Other musical highlights included Matthew Herbert’s Brexit Big Band which was great fun at Barbican, and a beautifully gentle evening with Divine Comedy at London Palladium.

And the year ended particularly well with a couple of unusual Xmas shows, Daniel Kitson revived his A Show for Christmas in Margate to a much smaller audience than his huge Roundhouse run, and I saw Antic Disposition’s excellent (if a little too musical for me) production of A Christmas Carol in Middle Temple Hall, site of the first ever performance of Twelfth Night.

Misses…

Annie Clark’s St Vincent at O2 Academy, Islington

Nothing’s perfect and there were a few events that I was disappointed by…

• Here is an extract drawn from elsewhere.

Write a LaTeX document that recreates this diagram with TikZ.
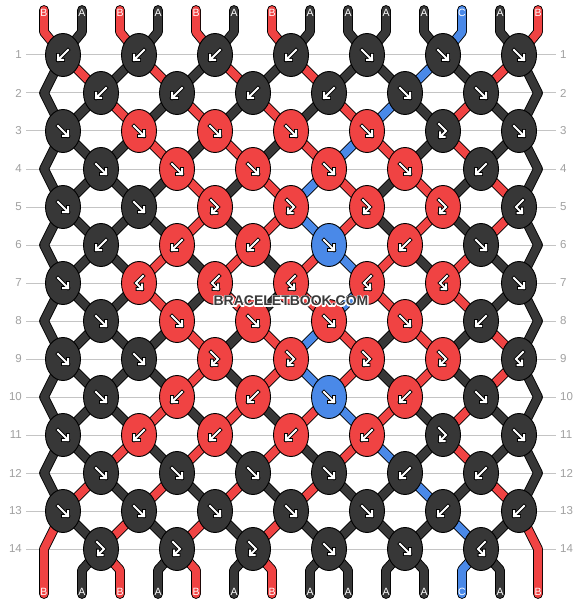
\documentclass[tikz,border=0pt]{standalone}
\usepackage{fontspec}
\setmainfont{Liberation Sans}
\usetikzlibrary{shapes.geometric}
\definecolor{cA}{HTML}{373737}
\definecolor{cB}{HTML}{F04343}
\definecolor{cC}{HTML}{4A89E8}
\definecolor{rowline}{HTML}{C4C4C4}
\definecolor{rownum}{HTML}{A0A0A0}
\definecolor{wmark}{HTML}{3A3A3A}
\tikzset{
  strand/.style={draw=black, line width=0.9pt, double distance=8pt, line cap=round, line join=round},
  knot/.style={ellipse, draw=black, line width=0.9pt, minimum width=35pt, minimum height=43pt, inner sep=0pt},
  arrowout/.style={draw=black, line width=3.6pt, line cap=rect, line join=miter},
  arrowin/.style={draw=white, line width=2.0pt, line cap=rect, line join=miter},
  rowlinestyle/.style={draw=rowline, line width=1pt},
  rownumstyle/.style={text=rownum, font=\fontsize{11.5}{13}\selectfont, inner sep=0pt},
  lab/.style={text=white, font=\fontsize{10.5}{12}\selectfont, inner sep=0pt},
  wm/.style={font=\fontsize{14}{16}\selectfont\bfseries, inner sep=0pt}
}
\newcommand\knotarrow[1]{%
  \foreach \st in {arrowout,arrowin}{%
    \ifcase#1\relax
    \or \draw[\st] (-5,-5) -- (5,5) (0,5) -- (5,5) -- (5,0);
    \or \draw[\st] (5,-5) -- (-5,5) (0,5) -- (-5,5) -- (-5,0);
    \or \draw[\st] (-4,-7) -- (3,0) -- (-3,6) (-3,1.5) -- (-3,6) -- (1.5,6);
    \or \draw[\st] (4,-7) -- (-3,0) -- (3,6) (3,1.5) -- (3,6) -- (-1.5,6);
    \fi}}
\begin{document}
\begin{tikzpicture}[x=1pt,y=-1pt]
\fill[white] (0,0) rectangle (582,604);
\useasboundingbox (0,0) rectangle (582,604);
% row lines and numbers
\foreach \r in {1,...,14}{
  \pgfmathsetmacro\y{55+38*(\r-1)}
  \draw[rowlinestyle] (26,\y) -- (556,\y);
  \node[rownumstyle, anchor=east] (nl-\r) at (22,\y) {\r};
  \node[rownumstyle, anchor=west] (nr-\r) at (560,\y) {\r};
}
% strands
\foreach \r/\s in {
  0/{B,A,B,A,B,A,B,A,A,A,A,C,A,B},
  1/{A,B,A,B,A,B,A,B,A,A,C,A,B,A},
  2/{A,A,B,A,B,A,B,A,B,C,A,B,A,A},
  3/{A,A,A,B,A,B,A,B,C,B,A,B,A,A},
  4/{A,A,A,A,B,A,B,C,B,A,B,A,B,A},
  5/{A,A,A,A,B,A,B,C,B,A,B,A,B,A},
  6/{A,A,A,B,A,B,A,B,C,B,A,B,A,A},
  7/{A,A,A,B,A,B,A,B,C,B,A,B,A,A},
  8/{A,A,A,A,B,A,B,C,B,A,B,A,B,A},
  9/{A,A,A,A,B,A,B,C,B,A,B,A,B,A},
  10/{A,A,A,B,A,B,A,B,C,B,A,B,A,A},
  11/{A,A,B,A,B,A,B,A,B,C,A,B,A,A},
  12/{A,B,A,B,A,B,A,B,A,A,C,A,B,A},
  13/{B,A,B,A,B,A,B,A,A,A,A,C,A,B},
  14/{B,A,B,A,B,A,B,A,A,A,A,C,A,B}}{
  \foreach \c [count=\p] in \s {
    \pgfmathtruncatemacro\ko{ceil(\p/2)}
    \pgfmathtruncatemacro\ke{floor(\p/2)}
    \pgfmathsetmacro\xo{63+76*(\ko-1)}
    \pgfmathsetmacro\xe{101+76*(\ke-1)}
    \pgfmathsetmacro\xp{44+38*(\p-1)}
    \pgfmathsetmacro\ya{55+38*(\r-1)}
    \pgfmathsetmacro\yb{\ya+38}
    \pgfmathsetmacro\yc{\ya+76}
    \ifnum\r=0\relax
      \draw[strand,double=c\c] (\xp,10) -- (\xp,32) -- (\xo,55);
    \else
      \ifodd\r\relax
        \ifnum\p=1\relax\def\isedge{1}\else\ifnum\p=14\relax\def\isedge{1}\else\def\isedge{0}\fi\fi
        \ifnum\isedge=1\relax
          \ifnum\r=13\relax
            \draw[strand,double=c\c] (\xo,\ya) -- (\xp,\yb) -- (\xp,594);
          \else
            \draw[strand,double=c\c] (\xo,\ya) -- (\xp,\yb) -- (\xo,\yc);
          \fi
        \else
          \draw[strand,double=c\c] (\xo,\ya) -- (\xe,\yb);
        \fi
      \else
        \ifnum\p=1\relax\else\ifnum\p=14\relax\else
          \ifnum\r=14\relax
            \draw[strand,double=c\c] (\xe,\ya) -- (\xp,570) -- (\xp,594);
          \else
            \draw[strand,double=c\c] (\xe,\ya) -- (\xo,\yb);
          \fi
        \fi\fi
      \fi
    \fi
  }
}
% knots
\foreach \r/\lst in {
  1/{A/2,A/2,A/2,A/2,A/1,A/1,A/1},
  2/{A/2,A/2,A/2,A/2,A/1,A/1},
  3/{A/1,B/1,B/1,B/1,B/1,A/3,A/1},
  4/{A/1,B/1,B/1,B/1,B/1,A/2},
  5/{A/1,A/1,B/3,B/3,B/3,B/3,A/4},
  6/{A/2,B/2,B/2,C/1,B/2,A/1},
  7/{A/1,B/4,B/4,B/4,B/4,B/4,A/1},
  8/{A/1,B/1,B/1,B/1,B/1,A/2},
  9/{A/1,A/1,B/3,B/3,B/3,B/3,A/4},
  10/{A/1,B/2,B/2,C/1,B/2,A/1},
  11/{A/1,B/2,B/2,B/2,B/2,A/3,A/1},
  12/{A/1,A/1,A/1,A/1,A/2,A/2},
  13/{A/1,A/1,A/1,A/1,A/1,A/2,A/2},
  14/{A/3,A/3,A/3,A/1,A/1,A/4}}{
  \pgfmathsetmacro\y{55+38*(\r-1)}
  \foreach \c/\t [count=\k] in \lst {
    \ifodd\r\relax
      \pgfmathsetmacro\x{63+76*(\k-1)}
    \else
      \pgfmathsetmacro\x{101+76*(\k-1)}
    \fi
    \node[knot, fill=c\c] (k-\r-\k) at (\x,\y) {};
    \begin{scope}[shift={(\x,\y)}]
      \knotarrow{\t}
    \end{scope}
  }
}
% end labels
\foreach \c [count=\p] in {B,A,B,A,B,A,B,A,A,A,A,C,A,B}{
  \pgfmathsetmacro\xp{44+38*(\p-1)}
  \node[lab] (t-\p) at (\xp,13) {\c};
  \node[lab] (b-\p) at (\xp,592) {\c};
}
% watermark with white halo
\node[wm, text=white] (wmh) at (291,301) {\special{pdf:literal direct 2 Tr 2.2 w 1 j}BRACELETBOOK.COM\special{pdf:literal direct 0 Tr 1 w}};
\node[wm, text=wmark] (wm) at (291,301) {BRACELETBOOK.COM};
\end{tikzpicture}
\end{document}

For the second year running, Anne-Marie Duff (who I think is brilliant, by the way) starred in a play that confused me: I wasn’t alone in being flummoxed by Common but I did return after the interval, unlike many of the audience at National Theatre; I was really looking forward to Twilight Zone at Almeida Theatre but the matinee showing I saw was unconvincing; having been at a screening of his clever and funny iPlayer film, Carnage, earlier in the year, I was disappointed and a little disturbed by Simon Amstell’s stand up show What Is This?  But my most disappointing event was St Vincent who, having produced one of the best albums of the year, raised my expectations but gave a vapid live performance at Brixton Academy.